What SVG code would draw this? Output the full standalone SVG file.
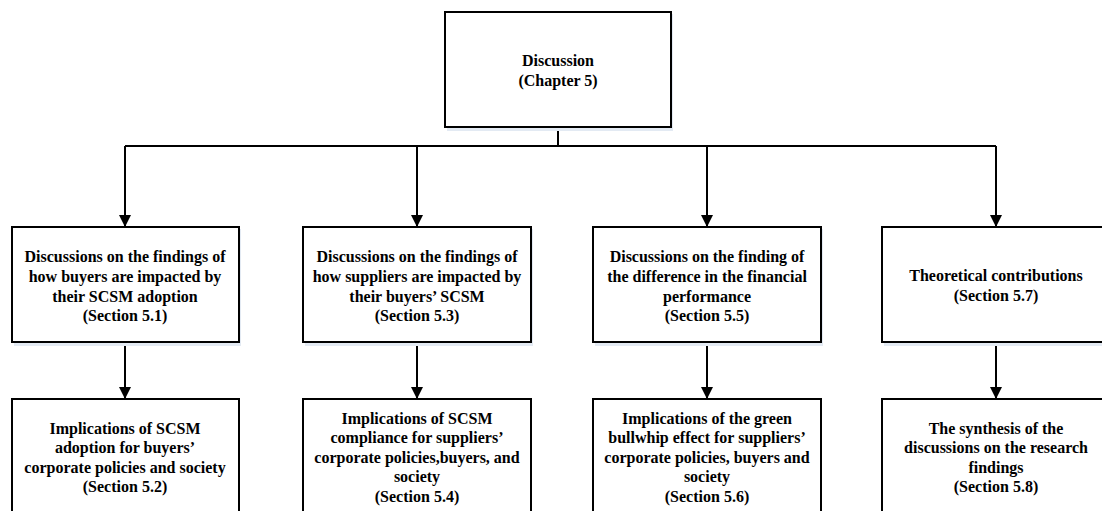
<svg xmlns="http://www.w3.org/2000/svg" width="1102" height="511" viewBox="0 0 1102 511">
<style>
.box{fill:#fff;stroke:#000;stroke-width:2}
.sh{fill:#e3eaf3}
.t{font-family:"Liberation Serif",serif;font-weight:bold;font-size:16px;text-anchor:middle;fill:#000}
.c{fill:none;stroke:#000;stroke-width:2}
</style>
<defs>
<marker id="ah" markerWidth="12" markerHeight="12" refX="11" refY="6" orient="auto" markerUnits="userSpaceOnUse">
<path d="M0,0 L12,6 L0,12 Z" fill="#000"/>
</marker>
</defs>
<rect width="1102" height="511" fill="#fff"/>
<g id="connectors">
<path class="c" d="M558,128 V146"/>
<path class="c" d="M125,146 H996"/>
<path class="c" d="M125,146 V226" marker-end="url(#ah)"/>
<path class="c" d="M417,146 V226" marker-end="url(#ah)"/>
<path class="c" d="M707,146 V226" marker-end="url(#ah)"/>
<path class="c" d="M996,146 V226" marker-end="url(#ah)"/>
<path class="c" d="M125,343 V398" marker-end="url(#ah)"/>
<path class="c" d="M417,343 V398" marker-end="url(#ah)"/>
<path class="c" d="M707,343 V398" marker-end="url(#ah)"/>
<path class="c" d="M996,343 V398" marker-end="url(#ah)"/>
</g>
<g id="n0">
<rect class="sh" x="447" y="14" width="226" height="117"/>
<rect class="box" x="445" y="12" width="226" height="115"/>
<text class="t" x="558" y="66">Discussion</text>
<text class="t" x="558" y="86">(Chapter 5)</text>
</g>
<g id="n1">
<rect class="sh" x="14" y="229" width="227" height="117"/>
<rect class="box" x="12" y="227" width="227" height="115"/>
<text class="t" x="125" y="262">Discussions on the findings of</text>
<text class="t" x="125" y="282">how buyers are impacted by</text>
<text class="t" x="125" y="302">their SCSM adoption</text>
<text class="t" x="125" y="321">(Section 5.1)</text>
</g>
<g id="n2">
<rect class="sh" x="305" y="229" width="228" height="117"/>
<rect class="box" x="303" y="227" width="228" height="115"/>
<text class="t" x="417" y="262">Discussions on the findings of</text>
<text class="t" x="417" y="282">how suppliers are impacted by</text>
<text class="t" x="417" y="302">their buyers’ SCSM</text>
<text class="t" x="417" y="321">(Section 5.3)</text>
</g>
<g id="n3">
<rect class="sh" x="595" y="229" width="228" height="117"/>
<rect class="box" x="593" y="227" width="228" height="115"/>
<text class="t" x="707" y="262">Discussions on the finding of</text>
<text class="t" x="707" y="282">the difference in the financial</text>
<text class="t" x="707" y="302">performance</text>
<text class="t" x="707" y="321">(Section 5.5)</text>
</g>
<g id="n4">
<rect class="sh" x="884" y="229" width="228" height="117"/>
<rect class="box" x="882" y="227" width="228" height="115"/>
<text class="t" x="996" y="281">Theoretical contributions</text>
<text class="t" x="996" y="301">(Section 5.7)</text>
</g>
<g id="n5">
<rect class="box" x="12" y="399" width="227" height="130"/>
<text class="t" x="125" y="434">Implications of SCSM</text>
<text class="t" x="125" y="453">adoption for buyers’</text>
<text class="t" x="125" y="473">corporate policies and society</text>
<text class="t" x="125" y="492">(Section 5.2)</text>
</g>
<g id="n6">
<rect class="box" x="303" y="399" width="228" height="130"/>
<text class="t" x="417" y="424">Implications of SCSM</text>
<text class="t" x="417" y="443">compliance for suppliers’</text>
<text class="t" x="417" y="463">corporate policies,buyers, and</text>
<text class="t" x="417" y="482">society</text>
<text class="t" x="417" y="502">(Section 5.4)</text>
</g>
<g id="n7">
<rect class="box" x="593" y="399" width="228" height="130"/>
<text class="t" x="707" y="424">Implications of the green</text>
<text class="t" x="707" y="443">bullwhip effect for suppliers’</text>
<text class="t" x="707" y="463">corporate policies, buyers and</text>
<text class="t" x="707" y="482">society</text>
<text class="t" x="707" y="502">(Section 5.6)</text>
</g>
<g id="n8">
<rect class="box" x="882" y="399" width="228" height="130"/>
<text class="t" x="996" y="434">The synthesis of the</text>
<text class="t" x="996" y="453">discussions on the research</text>
<text class="t" x="996" y="473">findings</text>
<text class="t" x="996" y="492">(Section 5.8)</text>
</g>
</svg>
========================================
**SET PROBLEM**
Word for word, quote the full listing, omitting every picture.

**FINISHED EXERCISE**
What SVG code would draw this? Output the full standalone SVG file.
<svg xmlns="http://www.w3.org/2000/svg" width="1102" height="511" viewBox="0 0 1102 511">
<style>
.box{fill:#fff;stroke:#000;stroke-width:2}
.sh{fill:#e3eaf3}
.t{font-family:"Liberation Serif",serif;font-weight:bold;font-size:16px;text-anchor:middle;fill:#000}
.c{fill:none;stroke:#000;stroke-width:2}
</style>
<defs>
<marker id="ah" markerWidth="12" markerHeight="12" refX="11" refY="6" orient="auto" markerUnits="userSpaceOnUse">
<path d="M0,0 L12,6 L0,12 Z" fill="#000"/>
</marker>
</defs>
<rect width="1102" height="511" fill="#fff"/>
<g id="connectors">
<path class="c" d="M558,128 V146"/>
<path class="c" d="M125,146 H996"/>
<path class="c" d="M125,146 V226" marker-end="url(#ah)"/>
<path class="c" d="M417,146 V226" marker-end="url(#ah)"/>
<path class="c" d="M707,146 V226" marker-end="url(#ah)"/>
<path class="c" d="M996,146 V226" marker-end="url(#ah)"/>
<path class="c" d="M125,343 V398" marker-end="url(#ah)"/>
<path class="c" d="M417,343 V398" marker-end="url(#ah)"/>
<path class="c" d="M707,343 V398" marker-end="url(#ah)"/>
<path class="c" d="M996,343 V398" marker-end="url(#ah)"/>
</g>
<g id="n0">
<rect class="sh" x="447" y="14" width="226" height="117"/>
<rect class="box" x="445" y="12" width="226" height="115"/>
<text class="t" x="558" y="66">Discussion</text>
<text class="t" x="558" y="86">(Chapter 5)</text>
</g>
<g id="n1">
<rect class="sh" x="14" y="229" width="227" height="117"/>
<rect class="box" x="12" y="227" width="227" height="115"/>
<text class="t" x="125" y="262">Discussions on the findings of</text>
<text class="t" x="125" y="282">how buyers are impacted by</text>
<text class="t" x="125" y="302">their SCSM adoption</text>
<text class="t" x="125" y="321">(Section 5.1)</text>
</g>
<g id="n2">
<rect class="sh" x="305" y="229" width="228" height="117"/>
<rect class="box" x="303" y="227" width="228" height="115"/>
<text class="t" x="417" y="262">Discussions on the findings of</text>
<text class="t" x="417" y="282">how suppliers are impacted by</text>
<text class="t" x="417" y="302">their buyers’ SCSM</text>
<text class="t" x="417" y="321">(Section 5.3)</text>
</g>
<g id="n3">
<rect class="sh" x="595" y="229" width="228" height="117"/>
<rect class="box" x="593" y="227" width="228" height="115"/>
<text class="t" x="707" y="262">Discussions on the finding of</text>
<text class="t" x="707" y="282">the difference in the financial</text>
<text class="t" x="707" y="302">performance</text>
<text class="t" x="707" y="321">(Section 5.5)</text>
</g>
<g id="n4">
<rect class="sh" x="884" y="229" width="228" height="117"/>
<rect class="box" x="882" y="227" width="228" height="115"/>
<text class="t" x="996" y="281">Theoretical contributions</text>
<text class="t" x="996" y="301">(Section 5.7)</text>
</g>
<g id="n5">
<rect class="box" x="12" y="399" width="227" height="130"/>
<text class="t" x="125" y="434">Implications of SCSM</text>
<text class="t" x="125" y="453">adoption for buyers’</text>
<text class="t" x="125" y="473">corporate policies and society</text>
<text class="t" x="125" y="492">(Section 5.2)</text>
</g>
<g id="n6">
<rect class="box" x="303" y="399" width="228" height="130"/>
<text class="t" x="417" y="424">Implications of SCSM</text>
<text class="t" x="417" y="443">compliance for suppliers’</text>
<text class="t" x="417" y="463">corporate policies,buyers, and</text>
<text class="t" x="417" y="482">society</text>
<text class="t" x="417" y="502">(Section 5.4)</text>
</g>
<g id="n7">
<rect class="box" x="593" y="399" width="228" height="130"/>
<text class="t" x="707" y="424">Implications of the green</text>
<text class="t" x="707" y="443">bullwhip effect for suppliers’</text>
<text class="t" x="707" y="463">corporate policies, buyers and</text>
<text class="t" x="707" y="482">society</text>
<text class="t" x="707" y="502">(Section 5.6)</text>
</g>
<g id="n8">
<rect class="box" x="882" y="399" width="228" height="130"/>
<text class="t" x="996" y="434">The synthesis of the</text>
<text class="t" x="996" y="453">discussions on the research</text>
<text class="t" x="996" y="473">findings</text>
<text class="t" x="996" y="492">(Section 5.8)</text>
</g>
</svg>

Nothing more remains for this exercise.